GPU is Slower than CPU!

Hello,

I have 1000 equations like the following one made in CPU by C++:

[codebox] h_F[j]=(delta[j]-hslip[j]) - pre_delta[j] - hpre_slip[j];[/codebox]

I made these equations on host and trensferred the vector h_F to GPU at each time-step. But, to reduce the CPU-GPU communication traffic, I want to make these 1000 equations completely in GPU by using CUBLAS. I wrote the following code to make the above equation:

[codebox] cublasScopy(N_detail, d_delta, 1, d_F1, 1);

cublasSaxpy(N_detail, -1, d_pre_delta, 1, d_F1, 1);//d_F1=delta-delta_pre

cublasScopy(N_detail, d_slip, 1, d_RESULT1, 1);

cublasSaxpy(N_detail, 1, d_pre_slip, 1, d_RESULT1, 1);//d_RESULT1=slip+slip_pre

cublasSaxpy(N_detail, -h, d_RESULT1, 1, d_F1, 1);[/codebox]

However, this code on GPU takes significantly more time to run in compare with its twin on the CPU!! I have a large set of data, so I expected that this code should be run faster than CPU. My question is why this takes more time than CPU? Do you have any suggestion to make this code on GPU more efficient?

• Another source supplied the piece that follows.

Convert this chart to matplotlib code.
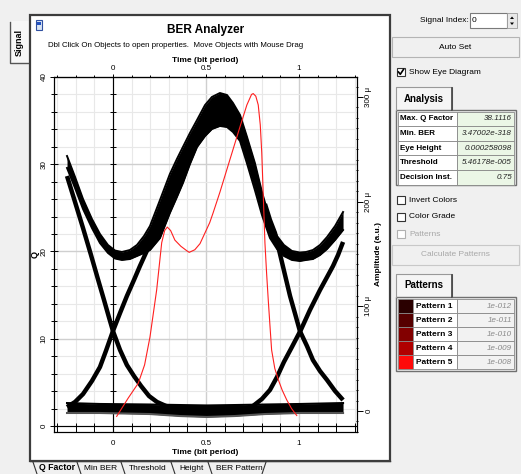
import matplotlib
matplotlib.use('Agg')
import matplotlib.pyplot as plt
from matplotlib.patches import Rectangle, Polygon
from matplotlib.ticker import MultipleLocator, FixedLocator, FixedFormatter

plt.rcParams['font.family'] = ['Liberation Sans', 'DejaVu Sans']

# ---------------- data ----------------
# Q factor vs time (red curve)
q_t = [0.02, 0.082, 0.136, 0.17, 0.199, 0.235, 0.262, 0.278, 0.292, 0.31, 0.333, 0.365,
       0.396, 0.41, 0.44, 0.468, 0.52, 0.538, 0.575, 0.611, 0.647, 0.683, 0.72, 0.745,
       0.754, 0.768, 0.781, 0.792, 0.80, 0.808, 0.817, 0.826, 0.835, 0.845, 0.853, 0.87,
       0.889, 0.91, 0.934, 0.96, 0.988]
q_val = [1.1, 3.2, 4.9, 7.0, 10.2, 15.6, 21.0, 22.4, 22.8, 22.4, 21.3, 20.6,
         20.1, 19.9, 20.2, 20.9, 23.3, 24.4, 26.8, 29.3, 31.8, 34.3, 36.8, 38.0,
         38.1, 37.8, 36.8, 34.5, 31.3, 26.5, 21.0, 17.5, 14.4, 11.2, 8.7, 6.6,
         5.3, 4.1, 3.0, 2.0, 1.2]

# eye diagram, amplitude in micro units
ones_t = [-0.247, -0.204, -0.161, -0.113, -0.070, -0.027, 0.011, 0.048, 0.091, 0.129,
          0.167, 0.199, 0.253, 0.306, 0.344, 0.376, 0.414, 0.452, 0.495, 0.532, 0.575,
          0.613, 0.645, 0.683, 0.720, 0.763, 0.801, 0.844, 0.882, 0.919, 0.962, 1.005,
          1.038, 1.075, 1.113, 1.151, 1.194, 1.237]
ones_top = [243.6, 223.6, 202.5, 183.4, 169.1, 158.6, 153.3, 151.9, 153.8, 158.6,
            167.2, 176.7, 201.6, 226.4, 240.8, 252.2, 265.6, 278.0, 292.3, 300.0, 303.8,
            301.9, 294.3, 282.8, 262.2, 236.9, 209.2, 182.5, 167.2, 158.6, 152.9, 151.4,
            151.9, 153.8, 158.6, 166.2, 176.7, 190.1]
ones_bot = [232.2, 213.1, 193.0, 174.8, 160.5, 151.0, 145.7, 144.3, 145.2, 148.1,
            151.0, 153.8, 165.3, 189.2, 204.5, 217.8, 236.0, 252.2, 262.7, 269.4, 272.3,
            271.3, 266.6, 258.0, 236.9, 211.1, 187.3, 165.3, 154.8, 148.1, 144.3, 143.3,
            144.3, 145.2, 149.0, 154.8, 163.4, 172.9]

fall_l_t = [-0.247, -0.204, -0.161, -0.118, -0.081, -0.048, -0.022, 0.0, 0.038, 0.075,
            0.113, 0.151, 0.194, 0.237, 0.285, 0.339]
fall_l_a = [224.5, 199.7, 174.8, 149.0, 126.1, 106.0, 89.8, 76.4, 58.3, 43.9,
            33.4, 23.9, 14.3, 8.6, 4.8, 2.9]

rise_l_t = [-0.247, -0.204, -0.161, -0.113, -0.070, -0.038, 0.0, 0.038, 0.075, 0.113,
            0.145, 0.177, 0.210, 0.242]
rise_l_a = [3.8, 8.6, 16.2, 28.7, 42.0, 57.3, 76.4, 93.6, 109.9, 125.2,
            138.5, 151.0, 163.4, 176.7]

fall_r_t = [0.817, 0.844, 0.871, 0.898, 0.925, 0.952, 0.978, 1.005, 1.043, 1.075,
            1.113, 1.151, 1.194, 1.237]
fall_r_a = [197.8, 182.5, 170.0, 150.0, 129.9, 109.9, 93.6, 76.4, 62.1, 48.7,
            38.2, 29.6, 19.1, 10.5]

rise_r_t = [0.656, 0.710, 0.753, 0.801, 0.844, 0.882, 0.919, 0.962, 1.010, 1.059,
            1.113, 1.151, 1.183, 1.210, 1.237]
rise_r_a = [1.9, 2.4, 4.8, 11.5, 20.1, 32.5, 46.8, 61.1, 77.4, 96.5,
            115.6, 128.0, 138.5, 149.0, 161.5]

zero_t = [-0.247, -0.070, 0.199, 0.360, 0.505, 0.656, 0.817, 1.005, 1.237]
zero_top = [7.6, 6.7, 6.2, 5.7, 5.3, 5.7, 6.2, 6.7, 7.6]
zero_bot = [-1.9, -1.9, -2.9, -4.8, -5.7, -4.8, -2.9, -1.9, -1.9]

time_ticks = [0, 0.5, 1]
time_labels = ['0', '0.5', '1']
q_ticks = [0, 10, 20, 30, 40]
amp_ticks = [0, 100, 200, 300]
amp_labels = ['0', '100 \u03bc', '200 \u03bc', '300 \u03bc']

analysis_labels = ['Max. Q Factor', 'Min. BER', 'Eye Height', 'Threshold', 'Decision Inst.']
analysis_values = ['38.1116', '3.47002e-318', '0.000258098', '5.46178e-005', '0.75']
pattern_labels = ['Pattern 1', 'Pattern 2', 'Pattern 3', 'Pattern 4', 'Pattern 5']
pattern_values = ['1e-012', '1e-011', '1e-010', '1e-009', '1e-008']
pattern_colors = ['#2a0000', '#560000', '#820000', '#b00000', '#ff0a0a']
tab_labels = ['Q Factor', 'Min BER', 'Threshold', 'Height', 'BER Pattern']

# ---------------- figure ----------------
W, H = 521, 474
fig = plt.figure(figsize=(W / 100, H / 100), dpi=100)
fig.patch.set_facecolor('#f0f0f0')

ui = fig.add_axes([0, 0, 1, 1])
ui.set_xlim(0, W)
ui.set_ylim(H, 0)
ui.axis('off')


def rect(x0, y0, x1, y1, fc='none', ec='none', lw=1.0, z=1):
    ui.add_patch(Rectangle((x0, y0), x1 - x0, y1 - y0, facecolor=fc, edgecolor=ec, lw=lw, zorder=z))


def txt(x, y, s, size=6, weight='normal', style='normal', ha='left', color='black', rot=0):
    ui.text(x, y, s, fontsize=size, fontweight=weight, fontstyle=style, ha=ha, va='center',
            color=color, rotation=rot)


def checkbox(x, y, checked=False, enabled=True):
    ec = '#333333' if enabled else '#b0b0b0'
    rect(x, y - 4, x + 8, y + 4, fc='white', ec=ec, lw=0.8)
    if checked:
        ui.plot([x + 1.5, x + 3.3, x + 6.5], [y, y + 2.3, y - 2.6], color='black', lw=1.2)


# left "Signal" tab
rect(9, 21, 29, 64, fc='#f7f7f7', ec='none')
ui.plot([10, 10, 28], [22, 63, 63], color='#555555', lw=1.0)
txt(19, 42, 'Signal', size=6.5, weight='bold', ha='center', rot=90)

# main white panel
rect(30, 15, 390, 461, fc='white', ec='#3c3c3c', lw=1.6)
rect(36, 20, 42, 30, fc='#d8e4f4', ec='#3050a0', lw=0.8, z=2)
rect(37, 22, 41, 25, fc='#2050c0', ec='none', z=3)
txt(206, 30, 'BER Analyzer', size=8.6, weight='bold', ha='center')
txt(48, 45, 'Dbl Click On Objects to open properties.  Move Objects with Mouse Drag', size=5.7)

# bottom tabs
ui.plot([30, 390], [461, 461], color='#3c3c3c', lw=1.0)
tab_x = [(33, 77), (77, 121), (121, 171), (171, 208), (208, 266)]
for i, (lab, (xa, xb)) in enumerate(zip(tab_labels, tab_x)):
    ui.plot([xa, xa + 4], [462, 474], color='#333333', lw=0.8)
    if i == len(tab_labels) - 1:
        ui.plot([xb - 4, xb], [474, 462], color='#333333', lw=0.8)
    txt((xa + xb) / 2 + 2, 468, lab, size=6.3 if i == 0 else 6,
        weight='bold' if i == 0 else 'normal', ha='center')

# ---------------- right panel ----------------
txt(469, 20, 'Signal Index:', size=6, ha='right')
rect(470, 13, 507, 28, fc='white', ec='#7a7a7a', lw=0.8)
txt(472, 20, '0', size=6)
rect(507, 13, 517, 28, fc='#e8e8e8', ec='#9a9a9a', lw=0.6)
ui.add_patch(Polygon([[510, 19], [514, 19], [512, 16.5]], closed=True, fc='black', ec='none', zorder=3))
ui.add_patch(Polygon([[510, 22.5], [514, 22.5], [512, 25]], closed=True, fc='black', ec='none', zorder=3))

rect(392, 37, 519, 57, fc='#f0f0f0', ec='#b4b4b4', lw=0.8)
txt(455.5, 47, 'Auto Set', size=6, ha='center')

checkbox(397, 72, checked=True)
txt(409, 72, 'Show Eye Diagram', size=6)

# Analysis tab + table
rect(396, 87, 452, 110, fc='#f5f5f5', ec='none')
ui.plot([396, 396, 452, 452], [110, 87, 87, 110], color='#999999', lw=0.8)
ui.plot([452, 452], [88, 110], color='#404040', lw=1.2)
txt(424, 99, 'Analysis', size=7, weight='bold', ha='center')
rect(396, 110, 516, 185, fc='#f0f0f0', ec='#707070', lw=1.0)
row_h = 14.6
for i, (lab, val) in enumerate(zip(analysis_labels, analysis_values)):
    y0 = 111.5 + i * row_h
    rect(398, y0, 457, y0 + row_h, fc='white', ec='#888888', lw=0.6)
    rect(457, y0, 514, y0 + row_h, fc='#ebf6e6', ec='#888888', lw=0.6)
    txt(400, y0 + row_h / 2, lab, size=5.8, weight='bold')
    txt(512, y0 + row_h / 2, val, size=5.8, style='italic', ha='right', color='#222222')

checkbox(397, 200)
txt(409, 200, 'Invert Colors', size=6)
checkbox(397, 217)
txt(409, 217, 'Color Grade', size=6)
checkbox(397, 234, enabled=False)
txt(409, 234, 'Patterns', size=6, color='#a8a8a8')

rect(392, 245, 519, 265, fc='#f0f0f0', ec='#c8c8c8', lw=0.8)
txt(455.5, 255, 'Calculate Patterns', size=6, ha='center', color='#a8a8a8')

# Patterns tab + table
rect(396, 274, 452, 297, fc='#f5f5f5', ec='none')
ui.plot([396, 396, 452, 452], [297, 274, 274, 297], color='#999999', lw=0.8)
ui.plot([452, 452], [275, 297], color='#404040', lw=1.2)
txt(424, 285.5, 'Patterns', size=7, weight='bold', ha='center')
rect(396, 297, 516, 371, fc='#f0f0f0', ec='#707070', lw=1.0)
prow_h = 14.0
for i, (lab, val, col) in enumerate(zip(pattern_labels, pattern_values, pattern_colors)):
    y0 = 299 + i * prow_h
    rect(398, y0, 413, y0 + prow_h, fc=col, ec='#888888', lw=0.6)
    rect(413, y0, 457, y0 + prow_h, fc='white', ec='#888888', lw=0.6)
    rect(457, y0, 514, y0 + prow_h, fc='#f2f2f2', ec='#888888', lw=0.6)
    txt(416, y0 + prow_h / 2, lab, size=6, weight='bold')
    txt(512, y0 + prow_h / 2, val, size=5.8, style='italic', ha='right', color='#8a8a8a')

# ---------------- chart ----------------
left, right, top, bottom = 54, 357, 77, 432
ax_q = fig.add_axes([left / W, 1 - bottom / H, (right - left) / W, (bottom - top) / H])
ax_q.set_facecolor('white')
ax_q.set_xlim(-0.317, 1.312)
ax_q.set_ylim(-0.69, 40.0)

# grid
ax_q.xaxis.set_minor_locator(MultipleLocator(0.1))
ax_q.yaxis.set_minor_locator(MultipleLocator(2))
ax_q.xaxis.set_major_locator(FixedLocator(time_ticks))
ax_q.yaxis.set_major_locator(FixedLocator(q_ticks))
ax_q.grid(which='minor', color='#e8e8e8', lw=0.8)
ax_q.grid(which='major', color='#cfcfcf', lw=1.0)
ax_q.set_axisbelow(True)

ax_q.xaxis.set_major_formatter(FixedFormatter(time_labels))
ax_q.tick_params(axis='x', which='major', direction='in', length=4, labelsize=5.8, pad=6, width=0.7)
ax_q.tick_params(axis='x', which='minor', direction='in', length=4, width=0.7)
ax_q.tick_params(axis='y', which='major', direction='inout', length=6, labelsize=5.8, pad=1.5, width=0.7)
ax_q.tick_params(axis='y', which='minor', direction='inout', length=4, width=0.7)
for lbl in ax_q.get_yticklabels():
    lbl.set_rotation(90)
    lbl.set_va('center')
ax_q.set_xlabel('Time (bit period)', fontsize=6, fontweight='bold', labelpad=1)
ax_q.set_ylabel('Q', fontsize=6.5, fontweight='bold', labelpad=1)
for s in ax_q.spines.values():
    s.set_linewidth(0.8)

# zero axes inside the plot
ax_q.axvline(0, color='black', lw=0.8, zorder=1.5)
ax_q.axhline(0, color='black', lw=0.8, zorder=1.5)
ax_q.plot([0] * 21, list(range(0, 41, 2)), ls='none', marker='_', ms=4, mew=0.7, color='black', zorder=1.6)
tick_t = [round(-0.3 + 0.1 * k, 2) for k in range(17)]
ax_q.plot(tick_t, [0] * len(tick_t), ls='none', marker='|', ms=4, mew=0.7, color='black', zorder=1.6)

sec = ax_q.secondary_xaxis('top')
sec.set_xticks(time_ticks)
sec.set_xticklabels(time_labels)
sec.xaxis.set_minor_locator(MultipleLocator(0.1))
sec.tick_params(axis='x', which='major', direction='inout', length=5, labelsize=5.8, pad=1, width=0.7)
sec.tick_params(axis='x', which='minor', direction='inout', length=3, width=0.7)
sec.set_xlabel('Time (bit period)', fontsize=6, fontweight='bold', labelpad=2.5)

# eye diagram on amplitude axis
ax_a = ax_q.twinx()
ax_a.set_ylim(-20.06, 319.1)
ax_a.yaxis.set_major_locator(FixedLocator(amp_ticks))
ax_a.yaxis.set_major_formatter(FixedFormatter(amp_labels))
ax_a.yaxis.set_minor_locator(MultipleLocator(10))
ax_a.tick_params(axis='y', which='major', direction='out', length=4, labelsize=5.8, pad=2, width=0.7)
ax_a.tick_params(axis='y', which='minor', direction='inout', length=2, width=0.7)
for lbl in ax_a.get_yticklabels():
    lbl.set_rotation(90)
    lbl.set_va('center')
ax_a.set_ylabel('Amplitude (a.u.)', fontsize=6, fontweight='bold', labelpad=2)

ax_a.fill_between(zero_t, zero_bot, zero_top, color='black', lw=0)
ax_a.plot(zero_t, zero_top, color='black', lw=1.5)
ax_a.plot(zero_t, zero_bot, color='#555555', lw=1.5)
ax_a.fill_between(ones_t, ones_bot, ones_top, color='black', lw=0)
ax_a.plot(ones_t, ones_top, color='black', lw=1.4)
ax_a.plot(ones_t, ones_bot, color='black', lw=1.4)
for tt, aa in [(fall_l_t, fall_l_a), (rise_l_t, rise_l_a), (fall_r_t, fall_r_a), (rise_r_t, rise_r_a)]:
    ax_a.plot(tt, aa, color='black', lw=3.2, solid_capstyle='butt')

# red Q curve on top
ax_r = ax_q.twinx()
ax_r.set_ylim(ax_q.get_ylim())
ax_r.axis('off')
ax_r.plot(q_t, q_val, color='#ff2020', lw=0.8)

fig.savefig('out.png', dpi=100, facecolor=fig.get_facecolor())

I really need to reduce the computation time as much as possible, please let me know your ideas or suggestions.

Thanks.

The quick answer is that your problem is dominated by host-device memory transfers, not by math.
The overhead of merely sending the data to the GPU is more than the time the CPU takes to do the compute.

GPU computes win best when you have multiple, complex, math operations to perform on data, ideally leaving all the data on the device and not sending much back and forth to the CPU.

You may have a lot of data, but you don’t have much work for the GPU to do to that data.